国内使用huggingface是有问题的，离线使用预训练模型参数参考
[link]'https://zhuanlan.zhihu.com/p/475260268'

In [4]:
model = AutoModelForSequenceClassification.from_pretrained('pretrained_model/bert/', num_labels=class_number)
tokenizer = AutoTokenizer.from_pretrained('pretrained_model/bert/')
MAX_LENGTH = 256


Some weights of BertForSequenceClassification were not initialized from the model checkpoint at pretrained_model/bert/ and are newly initialized: ['classifier.bias', 'classifier.weight']
You should probably TRAIN this model on a down-stream task to be able to use it for predictions and inference.


In [5]:
# 对数据集做分词预处理，把所有序列补充或截断到256个token
train_dataset = train_dataset.map(lambda e: tokenizer(e['text'], truncation=True, padding='max_length', max_length=MAX_LENGTH), batched=True)
dev_dataset = dev_dataset.map(lambda e: tokenizer(e['text'], truncation=True, padding='max_length', max_length=MAX_LENGTH), batched=True)
test_dataset = test_dataset.map(lambda e: tokenizer(e['text'], truncation=True, padding='max_length', max_length=MAX_LENGTH), batched=True)
# 处理成pytorch的格式
train_dataset.set_format(type='torch', columns=['input_ids', 'token_type_ids', 'attention_mask', 'labels'])
dev_dataset.set_format(type='torch', columns=['input_ids', 'token_type_ids', 'attention_mask', 'labels'])
test_dataset.set_format(type='torch', columns=['input_ids', 'token_type_ids', 'attention_mask', 'labels'])
print(train_dataset)
print(dev_dataset)
print(test_dataset)


Map:   0%|          | 0/108000 [00:00<?, ? examples/s]

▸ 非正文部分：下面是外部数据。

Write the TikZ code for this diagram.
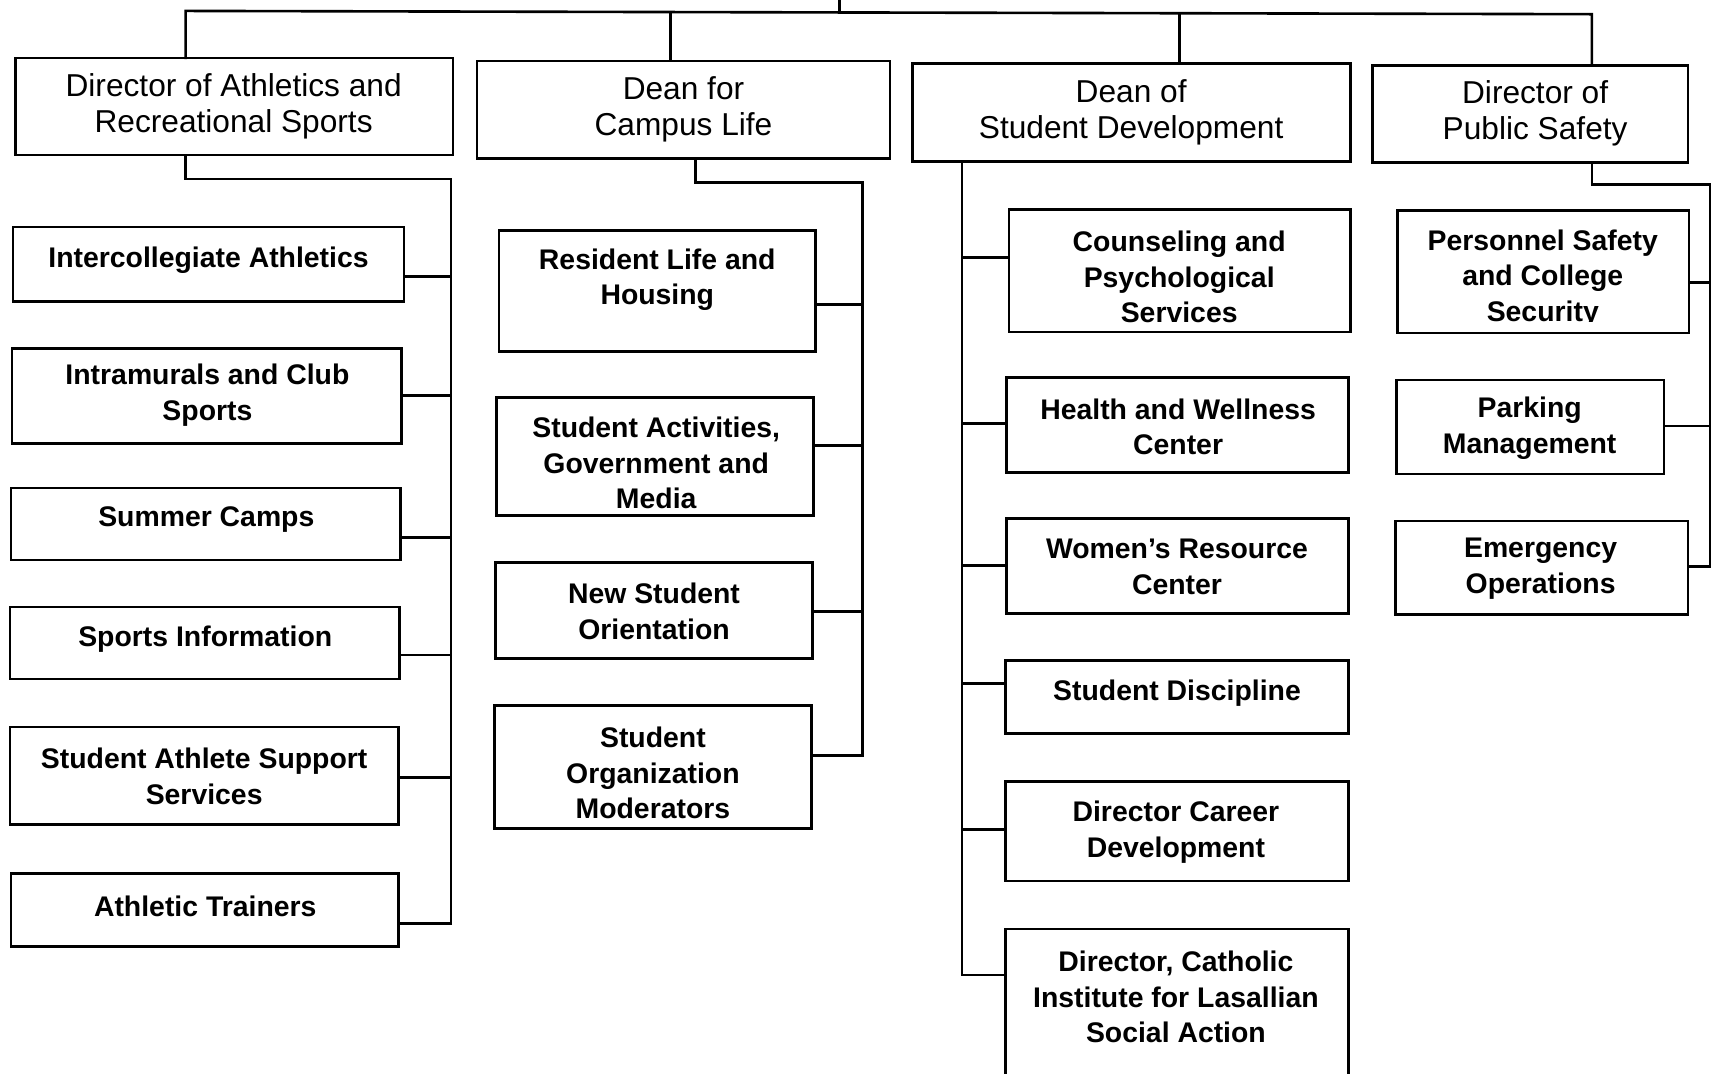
\documentclass[tikz,border=0pt]{standalone}
\usepackage{fontspec}
\setmainfont{Liberation Sans}
\tikzset{
  box/.style={draw=black, line width=2.4pt, fill=white, rectangle, inner sep=0pt, outer sep=0pt},
  toplbl/.style={align=center, font=\fontsize{29}{33}\selectfont, inner sep=0pt},
  lbl/.style={align=center, font=\bfseries\fontsize{26}{32.5}\selectfont, inner sep=0pt},
  conn/.style={draw=black, line width=2.4pt, line cap=rect, line join=miter},
}
\newcommand\orgbox[5]{%
  \node[box, minimum width={(#4-#2)*1pt}, minimum height={(#5-#3)*1pt}] (#1) at ({(#2+#4)/2},{(#3+#5)/2}) {};}
\begin{document}
\begin{tikzpicture}[x=1pt,y=-1pt]
\useasboundingbox (0,0) rectangle (1568,982.8);
% ---- top row boxes
\orgbox{b1}{14}{53}{415}{142}
\orgbox{b2}{437}{56}{815}{145}
\orgbox{b3}{836}{58}{1237}{148}
\orgbox{b4}{1257}{60}{1546}{149}
\node[toplbl] (tb1) at (214,97) {Director of Athletics and\\Recreational Sports};
\node[toplbl] (tb2) at (626,100) {Dean for\\Campus Life};
\node[toplbl] (tb3) at (1036,103) {Dean of\\Student Development};
\node[toplbl] (tb4) at (1406,104) {Director of\\Public Safety};
% ---- athletics children
\orgbox{a1}{12}{208}{370}{276}
\orgbox{a2}{11}{319}{368}{406}
\orgbox{a3}{10}{447}{367}{513}
\orgbox{a4}{9}{556}{366}{622}
\orgbox{a5}{9}{666}{365}{755}
\orgbox{a6}{10}{800}{365}{867}
\node[lbl] (ta1) at (191,238) {Intercollegiate Athletics};
\node[lbl] (ta2) at (190,362) {Intramurals and Club\\Sports};
\node[lbl] (ta3) at (189,476) {Summer Camps};
\node[lbl] (ta4) at (188,585) {Sports Information};
\node[lbl] (ta5) at (187,711) {Student Athlete Support\\Services};
\node[lbl] (ta6) at (188,830) {Athletic Trainers};
% ---- campus life children
\orgbox{c1}{457}{211}{747}{322}
\orgbox{c2}{455}{364}{745}{472}
\orgbox{c3}{454}{515}{744}{603}
\orgbox{c4}{453}{646}{743}{759}
\node[lbl] (tc1) at (602,256) {Resident Life and\\Housing};
\node[lbl] (tc2) at (601,424) {Student Activities,\\Government and\\Media};
\node[lbl] (tc3) at (599,560) {New Student\\Orientation};
\node[lbl] (tc4) at (598,708) {Student\\Organization\\Moderators};
% ---- student development children
\orgbox{d1}{924}{192}{1237}{304}
\orgbox{d2}{922}{346}{1235}{433}
\orgbox{d3}{922}{475}{1235}{562}
\orgbox{d4}{921}{605}{1235}{672}
\orgbox{d5}{921}{716}{1235}{807}
\orgbox{d6}{921}{851}{1235}{985}
\node[lbl] (td1) at (1080,254) {Counseling and\\Psychological\\Services};
\node[lbl] (td2) at (1079,391) {Health and Wellness\\Center};
\node[lbl] (td3) at (1078,519) {Women’s Resource\\Center};
\node[lbl] (td4) at (1078,635) {Student Discipline};
\node[lbl] (td5) at (1077,762) {Director Career\\Development};
\node[lbl] (td6) at (1077,913) {Director, Catholic\\Institute for Lasallian\\Social Action};
% ---- public safety children
\orgbox{p1}{1280}{193}{1547}{305}
\orgbox{p2}{1279}{348}{1524}{434}
\orgbox{p3}{1278}{477}{1546}{563}
\begin{scope}
  \clip (1282,195) rectangle (1545,294.5);
  \node[lbl] (tp1) at (1413,255) {Personnel Safety\\and College\\Security};
\end{scope}
\node[lbl] (tp2) at (1401,392) {Parking\\Management};
\node[lbl] (tp3) at (1411,521) {Emergency\\Operations};
% ---- bus coordinates
\coordinate (top) at (769,0);
\coordinate (busT) at (769,11);
\coordinate (busL) at (170,10);
\coordinate (bus2) at (614,11);
\coordinate (bus3) at (1080,12);
\coordinate (busR) at (1458,13);
\coordinate (aC) at (170,164);
\coordinate (aT) at (413,164);
\coordinate (aB) at (413,846);
\coordinate (cC) at (637,167);
\coordinate (cT) at (790,167);
\coordinate (cB) at (790,692);
\coordinate (dT) at (881,148);
\coordinate (dB) at (881,893);
\coordinate (pC) at (1458,169);
\coordinate (pT) at (1566,169);
\coordinate (pB) at (1566,519);
% ---- top connectors
\draw[conn] (top) -- (busT);
\draw[conn] (b1.north -| busL) -- (busL) -- (busR) -- (b4.north -| busR);
\draw[conn] (bus2) -- (b2.north -| bus2);
\draw[conn] (bus3) -- (b3.north -| bus3);
% ---- athletics connectors
\draw[conn] (b1.south -| aC) -- (aC) -- (aT) -- (aB);
\draw[conn] (a1.east |- 0,253) -- (aT |- 0,253);
\draw[conn] (a2.east |- 0,362) -- (aT |- 0,362);
\draw[conn] (a3.east |- 0,492) -- (aT |- 0,492);
\draw[conn] (a4.east |- 0,600) -- (aT |- 0,600);
\draw[conn] (a5.east |- 0,712) -- (aT |- 0,712);
\draw[conn] (a6.east |- aB) -- (aB);
% ---- campus life connectors
\draw[conn] (b2.south -| cC) -- (cC) -- (cT) -- (cB);
\draw[conn] (c1.east |- 0,279) -- (cT |- 0,279);
\draw[conn] (c2.east |- 0,408) -- (cT |- 0,408);
\draw[conn] (c3.east |- 0,560) -- (cT |- 0,560);
\draw[conn] (c4.east |- cB) -- (cB);
% ---- student development connectors
\draw[conn] (dT) -- (dB);
\draw[conn] (dT |- 0,236) -- (d1.west |- 0,236);
\draw[conn] (dT |- 0,388) -- (d2.west |- 0,388);
\draw[conn] (dT |- 0,518) -- (d3.west |- 0,518);
\draw[conn] (dT |- 0,626) -- (d4.west |- 0,626);
\draw[conn] (dT |- 0,760) -- (d5.west |- 0,760);
\draw[conn] (dB) -- (d6.west |- dB);
% ---- public safety connectors
\draw[conn] (b4.south -| pC) -- (pC) -- (pT) -- (pB);
\draw[conn] (p1.east |- 0,259) -- (pT |- 0,259);
\draw[conn] (p2.east |- 0,390) -- (pT |- 0,390);
\draw[conn] (p3.east |- pB) -- (pB);
\end{tikzpicture}
\end{document}
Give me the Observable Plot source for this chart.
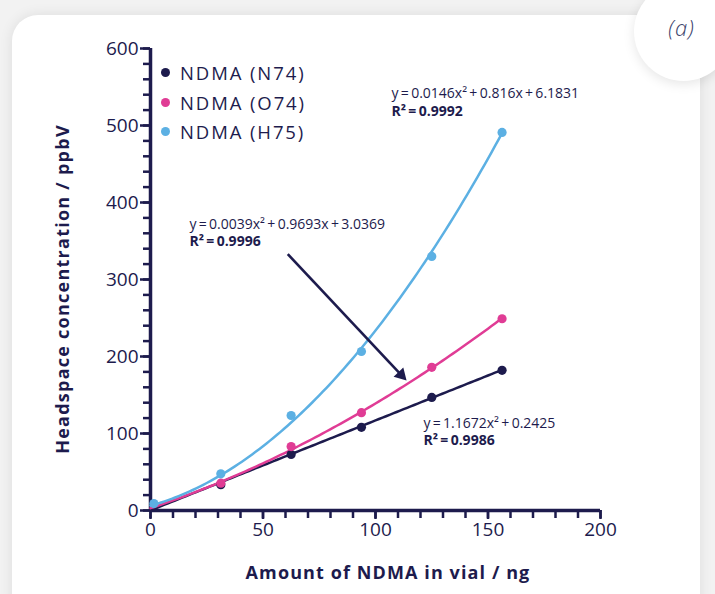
<!DOCTYPE html>
<html><head><meta charset="utf-8">
<script src="https://cdn.jsdelivr.net/npm/d3@7"></script>
<script src="https://cdn.jsdelivr.net/npm/@observablehq/plot@0.6"></script>
<style>
html,body{margin:0;padding:0;width:715px;height:594px;overflow:hidden;background:#f2f2f2;font-family:"Open Sans",sans-serif;color:#1d1b4d;}
#card{position:absolute;left:12px;top:15px;width:688px;height:610px;background:#fff;border-radius:26px;box-shadow:0 0 14px rgba(0,0,0,0.09);}
#badge{position:absolute;left:634px;top:-18px;width:99px;height:99px;border-radius:50%;background:#fff;box-shadow:0 3px 12px rgba(0,0,0,0.10);}
#badge span{position:absolute;left:0;right:4px;top:30px;text-align:center;font-style:italic;font-size:22px;font-weight:300;color:#3b3f6b;font-family:"Open Sans",sans-serif;letter-spacing:1px;}
#chart{position:absolute;left:0;top:0;}
#legend{position:absolute;left:161px;top:58px;}
.li{display:flex;align-items:center;height:29.5px;font-size:18.5px;letter-spacing:1.9px;}
.li i{display:inline-block;width:9px;height:9px;border-radius:50%;margin-right:10px;}
.ttl{position:absolute;font-weight:700;font-size:18px;white-space:nowrap;}
#xt{left:388px;top:572px;transform:translate(-50%,-50%);letter-spacing:1.1px;}
#yt{left:62px;top:289px;transform:translate(-50%,-50%) rotate(-90deg);letter-spacing:1.25px;}
</style></head>
<body>
<div id="card"></div>
<div id="badge"><span>(a)</span></div>
<div id="chart"></div>
<div id="legend"></div>
<div class="ttl" id="xt">Amount of NDMA in vial / ng</div>
<div class="ttl" id="yt">Headspace concentration / ppbV</div>
<script>
// ---- data ----
const seriesNames = ["NDMA (N74)", "NDMA (O74)", "NDMA (H75)"];
const seriesColors = ["#1d1b4d", "#e03c95", "#5cb0e3"];
const amountN74 = [31.25, 62.5, 93.75, 125, 156.25];
const concN74 = [33.5, 72.7, 108, 146.8, 182];
const amountO74 = [31.25, 62.5, 93.75, 125, 156.25];
const concO74 = [35.5, 83, 127, 186, 249];
const amountH75 = [1.5, 31.25, 62.5, 93.75, 125, 156.25];
const concH75 = [9, 47.6, 123.4, 206.5, 330, 491];
// fitted trendline coefficients [a, b, c] for y = a x² + b x + c
const fitN74 = [0, 1.1672, 0.2425];
const fitO74 = [0.0039, 0.9693, 3.0369];
const fitH75 = [0.0146, 0.816, 6.1831];
const eqTexts = ["y\u2009=\u20091.1672x²\u2009+\u20090.2425", "y\u2009=\u20090.0039x²\u2009+\u20090.9693x\u2009+\u20093.0369", "y\u2009=\u20090.0146x²\u2009+\u20090.816x\u2009+\u20096.1831"];
const r2Texts = ["R²\u2009=\u20090.9986", "R²\u2009=\u20090.9996", "R²\u2009=\u20090.9992"];
const xTicks = [0, 50, 100, 150, 200];
const yTicks = [0, 100, 200, 300, 400, 500, 600];

// ---- build tables ----
const amounts = [amountN74, amountO74, amountH75];
const concs = [concN74, concO74, concH75];
const fits = [fitN74, fitO74, fitH75];
const points = seriesNames.flatMap((s, i) => amounts[i].map((a, j) => ({series: s, x: a, y: concs[i][j]})));
const fitLines = seriesNames.flatMap((s, i) => {
  const [a, b, c] = fits[i];
  const xmax = d3.max(amounts[i]);
  return d3.range(0, 101).map(k => { const x = xmax * k / 100; return {series: s, x, y: a * x * x + b * x + c}; });
});
const color = {domain: seriesNames, range: seriesColors};
const navy = seriesColors[0];

// annotation anchors (data space)
const notes = [
  {x: 121.3, y: 113, eq: eqTexts[0], r2: r2Texts[0]},
  {x: 17.3, y: 371.5, eq: eqTexts[1], r2: r2Texts[1]},
  {x: 107.1, y: 541.5, eq: eqTexts[2], r2: r2Texts[2]}
];
const pointer = [{x1: 61, y1: 333, x2: 111.4, y2: 176.1, angle: 136}];

const chart = Plot.plot({
  width: 715, height: 594,
  marginLeft: 150, marginRight: 115, marginTop: 48, marginBottom: 84,
  style: {background: "transparent", fontFamily: "Open Sans, sans-serif", color: navy, overflow: "visible"},
  x: {domain: [0, 200]},
  y: {domain: [0, 600]},
  color,
  marks: [
    Plot.axisY({ticks: d3.range(0, 601, 20), tickSize: 7, tickFormat: () => "", stroke: navy, strokeWidth: 2.5, strokeOpacity: 1, label: null}),
    Plot.axisY({ticks: yTicks, tickSize: 10, tickPadding: 2, fontSize: 19, stroke: navy, strokeWidth: 2.5, strokeOpacity: 1, fill: navy, label: null, style: {letterSpacing: "1.6px"}}),
    Plot.axisX({ticks: d3.range(0, 201, 10), tickSize: 8, tickFormat: () => "", stroke: navy, strokeWidth: 2.5, strokeOpacity: 1, label: null}),
    Plot.axisX({ticks: xTicks, tickSize: 9, tickPadding: 3, fontSize: 19, stroke: navy, strokeWidth: 2.5, strokeOpacity: 1, fill: navy, label: null, style: {letterSpacing: "1.6px"}}),
    Plot.ruleX([0], {stroke: navy, strokeWidth: 3.5, y1: 0, y2: 600}),
    Plot.ruleY([0], {stroke: navy, strokeWidth: 3.5, x1: 0, x2: 200}),
    Plot.line(fitLines, {x: "x", y: "y", z: "series", stroke: "series", strokeWidth: 2.5, curve: "linear"}),
    Plot.dot(points, {x: "x", y: "y", fill: "series", r: 4.6}),
    Plot.link(pointer, {x1: "x1", y1: "y1", x2: "x2", y2: "y2", stroke: navy, strokeWidth: 2.6}),
    Plot.dot(pointer, {x: "x2", y: "y2", symbol: "triangle", r: 5, fill: navy, rotate: "angle"}),
    Plot.text(notes, {x: "x", y: "y", text: "eq", textAnchor: "start", fill: navy, fontSize: 14, style: {letterSpacing: "-0.15px"}}),
    Plot.text(notes, {x: "x", y: "y", text: "r2", dy: 17.5, textAnchor: "start", fill: navy, fontSize: 14, fontWeight: 700, style: {letterSpacing: "-0.2px"}})
  ]
});
document.getElementById("chart").appendChild(chart);

const legend = d3.select("#legend");
seriesNames.forEach((s, i) => {
  const row = legend.append("div").attr("class", "li");
  row.append("i").style("background", seriesColors[i]);
  row.append("span").text(s);
});
</script>
</body></html>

Map:   0%|          | 0/12000 [00:00<?, ? examples/s]

Map:   0%|          | 0/120000 [00:00<?, ? examples/s]

Dataset({
    features: ['text', 'labels', 'input_ids', 'token_type_ids', 'attention_mask'],
    num_rows: 108000
})
Dataset({
    features: ['text', 'labels', 'input_ids', 'token_type_ids', 'attention_mask'],
    num_rows: 12000
})
Dataset({
    features: ['text', 'labels', 'input_ids', 'token_type_ids', 'attention_mask'],
    num_rows: 120000
})


In [6]:
def compute_metrics(pred):
    labels = pred.label_ids
    preds = pred.predictions.argmax(-1)
    precision, recall, f1, _ = precision_recall_fscore_support(labels, preds, average='macro')
    acc = accuracy_score(labels, preds)
    return {
        'accuracy': acc,
        'f1': f1,
        'precision': precision,
        'recall': recall
    }

In [9]:
import os
os.environ["CUDA_VISIBLE_DEIVCES"]=""
training_args = TrainingArguments(
    output_dir='./results',          # output directory
    learning_rate=1e-4,
    num_train_epochs=3,              # total number of training epochs
    per_device_train_batch_size=32,  # batch size per device during training
    per_device_eval_batch_size=32,   # batch size for evaluation
    logging_dir='./logs',            # directory for storing logs
    logging_steps=100,
    do_train=True,
    do_eval=True,
    no_cuda=False,
    load_best_model_at_end=True,
    # eval_steps=100,
    evaluation_strategy="epoch",
    save_strategy="epoch"
)

trainer = Trainer(
    model=model,                         # the instantiated   Transformers model to be trained
    args=training_args,                  # training arguments, defined above
    train_dataset=train_dataset,         # training dataset
    eval_dataset=dev_dataset,            # evaluation dataset
    compute_metrics=compute_metrics
)

train_out = trainer.train()

dataloader_config = DataLoaderConfiguration(dispatch_batches=None, split_batches=False, even_batches=True, use_seedable_sampler=True)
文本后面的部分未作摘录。